Journalists examine D.C. power networks
Read an excerpt of John Harwood and Gerald F. Seib's book
CNBC's John Harwood and The Wall Street Journal's Gerald F. Seib's new book, "Pennsylvania Avenue: Profiles in Backroom Power," offers a unique look at how today's Washington power game really works. Below is an excerpt from Chapter 1, titled, "Gridlock on America's Main Street."
Pennsylvania Avenue, the most celebrated mile of pavement in America, stretches northwest from the U.S. Capitol to the White House, along a path cleared through the Washington swamp two hundred years ago. Every important chapter of American history has played out, in one fashion or another, on Pennsylvania Avenue.
Pennsylvania Avenue is the capital’s best address, the street of status, where the powerful work, and meet, and where the ambitious come to get things done. From the days when it was little more than a muddy path, the Avenue has been populated by smart people, men and women full of passion and drive and strong beliefs, many of them well meaning. Over the span of American history, the powerful have come together here to accomplish great things–to free the oppressed, to win great battles, to launch great public works, to comfort the downtrodden.
The people of Pennsylvania Avenue can be vain, greedy, downright nasty as well. Sometimes the Avenue is where they manage to stop things from getting done. Interspersed with the moments of great glory are those occasions when fear, mistrust, or simple disagreements run out of control to produce confrontation and gridlock on Pennsylvania Avenue.
In recent years, such occasions have become more and more numerous, to the point where, simply put, Pennsylvania Avenue doesn’t work very well these days. For a complex set of reasons, it has become an avenue divided–divided by party, ideology, money, technology–so that even the best of intentions these days often produce the worst of results.

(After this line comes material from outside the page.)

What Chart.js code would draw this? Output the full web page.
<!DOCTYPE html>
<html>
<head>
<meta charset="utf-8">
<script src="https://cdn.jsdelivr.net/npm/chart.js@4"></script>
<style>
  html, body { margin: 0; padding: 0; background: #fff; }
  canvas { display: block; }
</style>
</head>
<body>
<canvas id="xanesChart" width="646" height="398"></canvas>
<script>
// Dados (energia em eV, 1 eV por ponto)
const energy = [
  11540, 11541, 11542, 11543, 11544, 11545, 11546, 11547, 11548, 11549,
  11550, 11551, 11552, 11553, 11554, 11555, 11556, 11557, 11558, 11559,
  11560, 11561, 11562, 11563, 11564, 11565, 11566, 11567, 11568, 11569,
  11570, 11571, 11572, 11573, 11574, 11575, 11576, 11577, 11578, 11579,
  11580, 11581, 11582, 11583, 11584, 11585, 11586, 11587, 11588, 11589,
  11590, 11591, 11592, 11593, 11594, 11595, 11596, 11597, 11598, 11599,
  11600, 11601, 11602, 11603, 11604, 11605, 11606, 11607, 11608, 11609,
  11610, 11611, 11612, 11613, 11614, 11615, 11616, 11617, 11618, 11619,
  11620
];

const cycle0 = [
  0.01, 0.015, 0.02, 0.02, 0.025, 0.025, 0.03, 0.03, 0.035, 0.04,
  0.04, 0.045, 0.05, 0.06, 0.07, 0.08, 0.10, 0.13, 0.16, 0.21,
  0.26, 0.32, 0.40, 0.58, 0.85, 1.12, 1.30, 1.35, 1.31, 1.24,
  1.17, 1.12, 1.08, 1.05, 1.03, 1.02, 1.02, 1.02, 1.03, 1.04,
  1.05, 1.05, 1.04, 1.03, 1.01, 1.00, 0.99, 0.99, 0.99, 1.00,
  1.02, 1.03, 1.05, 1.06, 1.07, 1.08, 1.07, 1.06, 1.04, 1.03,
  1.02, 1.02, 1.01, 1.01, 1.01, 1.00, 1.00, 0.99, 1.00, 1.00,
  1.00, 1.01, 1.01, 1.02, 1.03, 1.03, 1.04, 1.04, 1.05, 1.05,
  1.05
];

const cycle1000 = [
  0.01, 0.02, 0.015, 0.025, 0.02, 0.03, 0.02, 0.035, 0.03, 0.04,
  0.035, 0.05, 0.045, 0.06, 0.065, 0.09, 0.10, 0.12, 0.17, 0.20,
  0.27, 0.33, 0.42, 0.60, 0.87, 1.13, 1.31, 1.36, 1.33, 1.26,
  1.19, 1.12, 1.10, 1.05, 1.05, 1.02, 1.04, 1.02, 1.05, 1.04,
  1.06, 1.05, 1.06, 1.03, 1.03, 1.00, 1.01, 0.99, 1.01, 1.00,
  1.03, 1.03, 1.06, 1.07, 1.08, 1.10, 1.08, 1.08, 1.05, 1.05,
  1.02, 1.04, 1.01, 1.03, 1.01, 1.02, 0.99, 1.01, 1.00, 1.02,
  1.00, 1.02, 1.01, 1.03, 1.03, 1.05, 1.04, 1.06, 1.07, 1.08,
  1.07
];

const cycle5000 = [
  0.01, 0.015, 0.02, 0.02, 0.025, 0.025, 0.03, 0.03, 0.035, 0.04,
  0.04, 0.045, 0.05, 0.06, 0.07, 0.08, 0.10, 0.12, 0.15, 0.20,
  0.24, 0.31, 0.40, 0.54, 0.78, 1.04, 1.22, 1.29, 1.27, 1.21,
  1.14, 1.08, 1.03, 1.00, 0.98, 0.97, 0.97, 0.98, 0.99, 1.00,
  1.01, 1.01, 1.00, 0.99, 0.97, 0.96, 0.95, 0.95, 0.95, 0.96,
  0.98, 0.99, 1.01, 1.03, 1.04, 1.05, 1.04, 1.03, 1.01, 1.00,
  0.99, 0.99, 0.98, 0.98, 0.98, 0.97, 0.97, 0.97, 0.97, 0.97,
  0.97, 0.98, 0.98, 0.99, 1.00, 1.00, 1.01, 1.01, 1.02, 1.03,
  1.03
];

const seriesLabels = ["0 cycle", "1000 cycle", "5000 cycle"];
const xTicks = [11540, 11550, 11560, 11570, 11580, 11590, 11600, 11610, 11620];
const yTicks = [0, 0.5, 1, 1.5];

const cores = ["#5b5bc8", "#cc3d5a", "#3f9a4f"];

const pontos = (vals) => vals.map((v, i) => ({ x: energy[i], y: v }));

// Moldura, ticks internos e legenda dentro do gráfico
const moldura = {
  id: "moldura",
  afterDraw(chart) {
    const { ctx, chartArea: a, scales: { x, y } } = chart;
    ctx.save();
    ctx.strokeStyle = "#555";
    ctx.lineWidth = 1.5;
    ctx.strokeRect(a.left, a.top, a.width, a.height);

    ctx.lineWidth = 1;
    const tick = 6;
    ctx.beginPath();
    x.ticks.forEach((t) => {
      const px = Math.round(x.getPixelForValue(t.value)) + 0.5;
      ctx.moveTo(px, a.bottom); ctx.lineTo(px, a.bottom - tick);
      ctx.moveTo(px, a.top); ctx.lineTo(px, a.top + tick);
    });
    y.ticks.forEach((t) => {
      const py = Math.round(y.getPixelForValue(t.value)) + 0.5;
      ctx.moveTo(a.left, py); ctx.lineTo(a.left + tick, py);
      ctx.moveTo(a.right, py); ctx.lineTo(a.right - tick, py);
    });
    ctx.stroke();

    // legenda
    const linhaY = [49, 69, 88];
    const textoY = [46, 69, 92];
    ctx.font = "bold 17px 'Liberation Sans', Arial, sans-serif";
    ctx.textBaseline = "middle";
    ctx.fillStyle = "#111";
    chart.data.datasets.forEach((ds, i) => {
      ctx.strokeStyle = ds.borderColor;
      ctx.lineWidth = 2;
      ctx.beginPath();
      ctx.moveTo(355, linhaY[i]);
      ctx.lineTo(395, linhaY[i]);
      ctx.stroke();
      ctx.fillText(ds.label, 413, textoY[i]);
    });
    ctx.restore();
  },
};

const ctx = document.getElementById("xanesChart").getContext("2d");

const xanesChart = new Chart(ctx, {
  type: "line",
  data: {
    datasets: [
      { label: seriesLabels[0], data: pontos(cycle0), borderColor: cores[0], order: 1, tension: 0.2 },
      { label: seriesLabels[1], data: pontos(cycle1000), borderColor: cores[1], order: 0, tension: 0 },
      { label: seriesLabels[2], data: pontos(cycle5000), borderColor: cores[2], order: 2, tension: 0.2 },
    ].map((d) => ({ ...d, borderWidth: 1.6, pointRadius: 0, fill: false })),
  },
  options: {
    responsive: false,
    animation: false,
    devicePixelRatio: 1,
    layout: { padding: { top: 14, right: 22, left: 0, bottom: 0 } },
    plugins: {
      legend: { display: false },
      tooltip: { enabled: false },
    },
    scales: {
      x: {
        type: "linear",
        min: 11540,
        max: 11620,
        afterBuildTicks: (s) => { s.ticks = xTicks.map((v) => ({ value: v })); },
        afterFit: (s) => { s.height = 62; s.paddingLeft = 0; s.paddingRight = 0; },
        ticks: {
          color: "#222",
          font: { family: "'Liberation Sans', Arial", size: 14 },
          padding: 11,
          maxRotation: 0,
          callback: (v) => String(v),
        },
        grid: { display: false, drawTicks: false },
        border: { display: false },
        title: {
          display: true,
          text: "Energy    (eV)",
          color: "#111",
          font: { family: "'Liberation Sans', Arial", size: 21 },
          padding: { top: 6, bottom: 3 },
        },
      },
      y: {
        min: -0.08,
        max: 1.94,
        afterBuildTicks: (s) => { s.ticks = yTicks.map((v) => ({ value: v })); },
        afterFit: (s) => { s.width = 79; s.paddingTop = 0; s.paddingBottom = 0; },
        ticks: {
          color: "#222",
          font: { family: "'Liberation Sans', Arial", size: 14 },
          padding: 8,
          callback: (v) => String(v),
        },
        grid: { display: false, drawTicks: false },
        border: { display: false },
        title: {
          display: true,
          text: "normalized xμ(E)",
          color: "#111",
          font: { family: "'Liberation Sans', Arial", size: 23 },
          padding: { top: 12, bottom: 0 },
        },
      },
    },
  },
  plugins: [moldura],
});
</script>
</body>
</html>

To some extent, this complex of forces is well known to those who watch the nation’s political machinations through the pages of newspapers and magazines or the shouting heads that have come to dominate political talk shows. What’s less well known is the existence of a new kind of power broker on Pennsylvania Avenue, backroom power players who confront these forces and who strive to vault over them and, indeed, sometimes even succeed in doing so–in making Washington work.
Many of these people are new to the national scene, having moved into the power structure thanks to the political upheavals of the last two decades. Over that time, the old establishment in Washington has been pushed aside, starting with Ronald Reagan’s conservative sweep into Washington in 1980, followed by the Bill Clinton years, the Newt Gingrich revolution in the House in 1994, and the Democratic comeback of 2006. The capital’s old wiring has been ripped out, and replaced. It is the lot of today’s power players to have assumed positions of import at a time when, by all accounts, it has become harder and harder to get things done in the nation’s capital. Some of these backroom power brokers have mastered the new rules of the road on Pennsylvania Avenue, and perhaps profited from them; others have figured out how to get things done despite Washington gridlock, by breaking away from the traffic patterns that have produced that gridlock.
What all of these powerful people on Pennsylvania Avenue have figured out, amid great conflict along that 1.2-mile stretch of road, is a way to make their voices heard.
This is a book about some of those people on Pennsylvania Avenue, people who are rarely seen, often unknown. Through these profiles in backroom power, we mean to show how a new network operates in Washington today, and by a new set of rules.